— start of The input —
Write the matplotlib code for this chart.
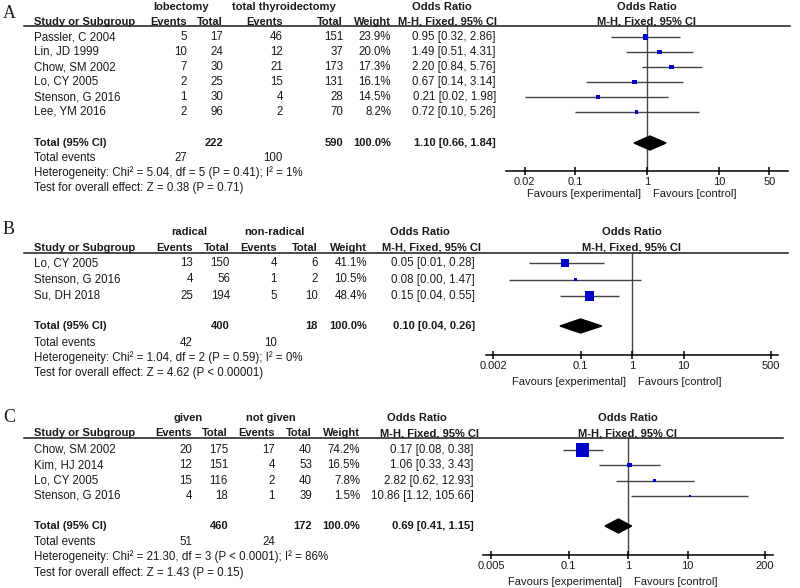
"""
Three stacked forest plots (RevMan style), odds ratios on a log axis.
Saves to out.png
"""
import matplotlib
matplotlib.use('Agg')
import matplotlib.pyplot as plt
from matplotlib.transforms import Affine2D, blended_transform_factory

W, H = 800, 588
BLUE = '#0000C8'
INK  = '#1a1a1a'
GREY = '#444444'
FS, FS_B, FS_AX = 8.3, 8.0, 8.0

plt.rcParams.update({
    'font.family': ['Liberation Sans', 'DejaVu Sans'],
    'font.size': FS,
    'text.color': INK,
})

# ── Panel A: lobectomy vs total thyroidectomy ────────────────────────────────
a_groups  = ['lobectomy', 'total thyroidectomy']
a_studies = ['Passler, C 2004', 'Lin, JD 1999', 'Chow, SM 2002',
             'Lo, CY 2005', 'Stenson, G 2016', 'Lee, YM 2016']
a_ev1 = [5, 10, 7, 2, 1, 2]
a_n1  = [17, 24, 30, 25, 30, 96]
a_ev2 = [46, 12, 21, 15, 4, 2]
a_n2  = [151, 37, 173, 131, 28, 70]
a_wt  = [23.9, 20.0, 17.3, 16.1, 14.5, 8.2]
a_or  = [0.95, 1.49, 2.20, 0.67, 0.21, 0.72]
a_lo  = [0.32, 0.51, 0.84, 0.14, 0.02, 0.10]
a_hi  = [2.86, 4.31, 5.76, 3.14, 1.98, 5.26]
a_tot = dict(n1=222, n2=590, ev1=27, ev2=100, est=1.10, lo=0.66, hi=1.84,
             het='Heterogeneity: Chi² = 5.04, df = 5 (P = 0.41); I² = 1%',
             test='Test for overall effect: Z = 0.38 (P = 0.71)')
a_ticks = [0.02, 0.1, 1, 10, 50]

# ── Panel B: radical vs non-radical ──────────────────────────────────────────
b_groups  = ['radical', 'non-radical']
b_studies = ['Lo, CY 2005', 'Stenson, G 2016', 'Su, DH 2018']
b_ev1 = [13, 4, 25]
b_n1  = [150, 56, 194]
b_ev2 = [4, 1, 5]
b_n2  = [6, 2, 10]
b_wt  = [41.1, 10.5, 48.4]
b_or  = [0.05, 0.08, 0.15]
b_lo  = [0.01, 0.004, 0.04]
b_hi  = [0.28, 1.47, 0.55]
b_tot = dict(n1=400, n2=18, ev1=42, ev2=10, est=0.10, lo=0.04, hi=0.26,
             het='Heterogeneity: Chi² = 1.04, df = 2 (P = 0.59); I² = 0%',
             test='Test for overall effect: Z = 4.62 (P < 0.00001)')
b_ticks = [0.002, 0.1, 1, 10, 500]

# ── Panel C: given vs not given ──────────────────────────────────────────────
c_groups  = ['given', 'not given']
c_studies = ['Chow, SM 2002', 'Kim, HJ 2014', 'Lo, CY 2005', 'Stenson, G 2016']
c_ev1 = [20, 12, 15, 4]
c_n1  = [175, 151, 116, 18]
c_ev2 = [17, 4, 2, 1]
c_n2  = [40, 53, 40, 39]
c_wt  = [74.2, 16.5, 7.8, 1.5]
c_or  = [0.17, 1.06, 2.82, 10.86]
c_lo  = [0.08, 0.33, 0.62, 1.12]
c_hi  = [0.38, 3.43, 12.93, 105.66]
c_tot = dict(n1=460, n2=172, ev1=51, ev2=24, est=0.69, lo=0.41, hi=1.15,
             het='Heterogeneity: Chi² = 21.30, df = 3 (P < 0.0001); I² = 86%',
             test='Test for overall effect: Z = 1.43 (P = 0.15)')
c_ticks = [0.005, 0.1, 1, 10, 200]

# ── Layout (pixel positions, y measured from top) ────────────────────────────
layout = {
    'A': dict(top=7, hdr=22, line=26, line_r=790, row0=37, dy=15, total=143,
              tev=158, het=173, test=188, axis=171, fav=194,
              ax_l=506, ax_r=788, dec=72,
              g1=181, g2=284, ev1=187, n1=223, ev2=283, n2=343,
              wt=391, orr=496, orc=442, mhc=448),
    'B': dict(top=232, hdr=248, line=253, line_r=788, row0=263, dy=16.5, total=326,
              tev=343, het=358, test=373, axis=355, fav=382,
              ax_l=486, ax_r=778, dec=51.5,
              g1=189, g2=274, ev1=193, n1=230, ev2=277, n2=318,
              wt=367, orr=475, orc=420, mhc=431),
    'C': dict(top=418, hdr=433, line=438, line_r=783, row0=450, dy=15.3, total=526,
              tev=542, het=557, test=573, axis=555, fav=582,
              ax_l=483, ax_r=773, dec=59.5,
              g1=188, g2=271, ev1=192, n1=228, ev2=275, n2=312,
              wt=360, orr=474, orc=417, mhc=430),
}
letter_y = {'A': 14, 'B': 230, 'C': 417}

fig = plt.figure(figsize=(W / 100, H / 100), dpi=100)
PX = Affine2D().scale(1 / W, -1 / H).translate(0, 1) + fig.transFigure


def txt(x, y, s, ha='left', bold=False, **kw):
    kw.setdefault('fontsize', FS_B if bold else FS)
    fig.text(x, y, s, transform=PX, ha=ha, va='center',
             fontweight='bold' if bold else 'normal', **kw)


def box_side(w):
    # square side in px grows with study weight
    return 1.8 + 0.155 * w


def draw_panel(key, groups, studies, ev1, n1, ev2, n2, wt, est, lo, hi, tot, ticks):
    L = layout[key]
    txt(3, letter_y[key], key, family='Liberation Serif', fontsize=13)

    # header rows
    txt(L['g1'], L['top'], groups[0], ha='center', bold=True)
    txt(L['g2'], L['top'], groups[1], ha='center', bold=True)
    txt(L['orc'], L['top'], 'Odds Ratio', ha='center', bold=True)
    txt(34, L['hdr'], 'Study or Subgroup', bold=True)
    txt(L['ev1'], L['hdr'], 'Events', ha='right', bold=True)
    txt(L['n1'], L['hdr'], 'Total', ha='right', bold=True)
    txt(L['ev2'], L['hdr'], 'Events', ha='right', bold=True)
    txt(L['n2'], L['hdr'], 'Total', ha='right', bold=True)
    txt(L['wt'], L['hdr'], 'Weight', ha='right', bold=True)
    txt(L['mhc'], L['hdr'], 'M-H, Fixed, 95% CI', ha='center', bold=True)
    fig.add_artist(plt.Line2D([24, L['line_r']], [L['line'], L['line']],
                              transform=PX, color=INK, lw=1.1))

    # study rows
    rows = [L['row0'] + i * L['dy'] for i in range(len(studies))]
    for i, y in enumerate(rows):
        txt(34, y, studies[i])
        txt(L['ev1'], y, str(ev1[i]), ha='right')
        txt(L['n1'], y, str(n1[i]), ha='right')
        txt(L['ev2'], y, str(ev2[i]), ha='right')
        txt(L['n2'], y, str(n2[i]), ha='right')
        txt(L['wt'], y, f'{wt[i]:.1f}%', ha='right')
        txt(L['orr'], y, f'{est[i]:.2f} [{lo[i]:.2f}, {hi[i]:.2f}]', ha='right')

    # totals
    txt(34, L['total'], 'Total (95% CI)', bold=True)
    txt(L['n1'], L['total'], str(tot['n1']), ha='right', bold=True)
    txt(L['n2'], L['total'], str(tot['n2']), ha='right', bold=True)
    txt(L['wt'], L['total'], '100.0%', ha='right', bold=True)
    txt(L['orr'], L['total'],
        f"{tot['est']:.2f} [{tot['lo']:.2f}, {tot['hi']:.2f}]", ha='right', bold=True)
    txt(34, L['tev'], 'Total events')
    txt(L['ev1'], L['tev'], str(tot['ev1']), ha='right')
    txt(L['ev2'], L['tev'], str(tot['ev2']), ha='right')
    txt(34, L['het'], tot['het'])
    txt(34, L['test'], tot['test'])

    # forest axes: x log OR, y in pixel rows
    ax = fig.add_axes([L['ax_l'] / W, 1 - L['axis'] / H,
                       (L['ax_r'] - L['ax_l']) / W, (L['axis'] - L['line']) / H])
    ax.set_xscale('log')
    half = (L['ax_r'] - L['ax_l']) / 2 / L['dec']   # 1 sits mid-axis
    ax.set_xlim(10 ** (-half), 10 ** half)
    ax.set_ylim(L['axis'], L['line'])
    ax.patch.set_alpha(0)
    for s in ('top', 'left', 'right'):
        ax.spines[s].set_visible(False)
    ax.spines['bottom'].set_linewidth(1.1)
    ax.set_yticks([])
    ax.set_xticks(ticks)
    ax.set_xticklabels([f'{t:g}' for t in ticks])
    ax.minorticks_off()
    ax.tick_params(axis='x', direction='inout', length=6, width=1.1, pad=1.5,
                   labelsize=FS_AX, labelcolor=INK)

    ax.axvline(1, color=GREY, lw=1.0, zorder=1)
    ax.hlines(rows, lo, hi, color=GREY, lw=1.0, zorder=2)
    ax.scatter(est, rows, marker='s', color=BLUE, zorder=3, linewidths=0,
               s=[(box_side(w) * 0.72) ** 2 for w in wt])
    ty, hh = L['total'], 7
    ax.fill([tot['lo'], tot['est'], tot['hi'], tot['est']],
            [ty, ty - hh, ty, ty + hh], color='black', zorder=3, clip_on=False)

    blend = blended_transform_factory(ax.transData, PX)
    txt_kw = dict(xycoords=blend, textcoords='offset points', va='center',
                  fontsize=FS_AX)
    ax.annotate('Favours [experimental]', xy=(1, L['fav']), xytext=(-4, 0),
                ha='right', **txt_kw)
    ax.annotate('Favours [control]', xy=(1, L['fav']), xytext=(4, 0),
                ha='left', **txt_kw)
    ax.text(1, L['top'], 'Odds Ratio', transform=blend, ha='center', va='center',
            fontweight='bold', fontsize=FS_B)
    ax.text(1, L['hdr'], 'M-H, Fixed, 95% CI', transform=blend, ha='center',
            va='center', fontweight='bold', fontsize=FS_B)


draw_panel('A', a_groups, a_studies, a_ev1, a_n1, a_ev2, a_n2, a_wt,
           a_or, a_lo, a_hi, a_tot, a_ticks)
draw_panel('B', b_groups, b_studies, b_ev1, b_n1, b_ev2, b_n2, b_wt,
           b_or, b_lo, b_hi, b_tot, b_ticks)
draw_panel('C', c_groups, c_studies, c_ev1, c_n1, c_ev2, c_n2, c_wt,
           c_or, c_lo, c_hi, c_tot, c_ticks)

fig.savefig('out.png', dpi=100, facecolor='white')
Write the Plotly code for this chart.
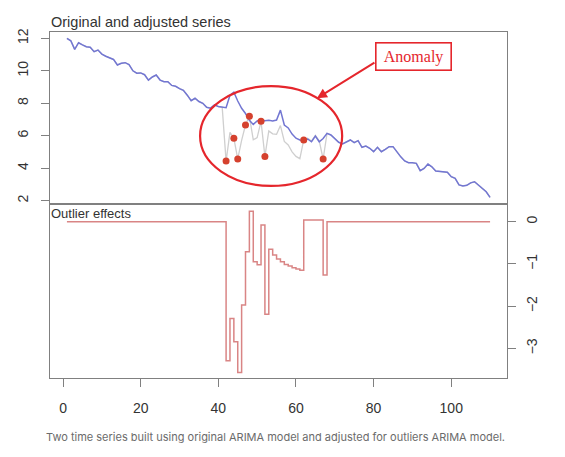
— end of The input —
◆ Exercise details ◆
Look through the entries above for the word "code". Copy every line where it shows up.

◆ Response to the task ◆
Write the matplotlib code for this chart.
Write the Plotly code for this chart.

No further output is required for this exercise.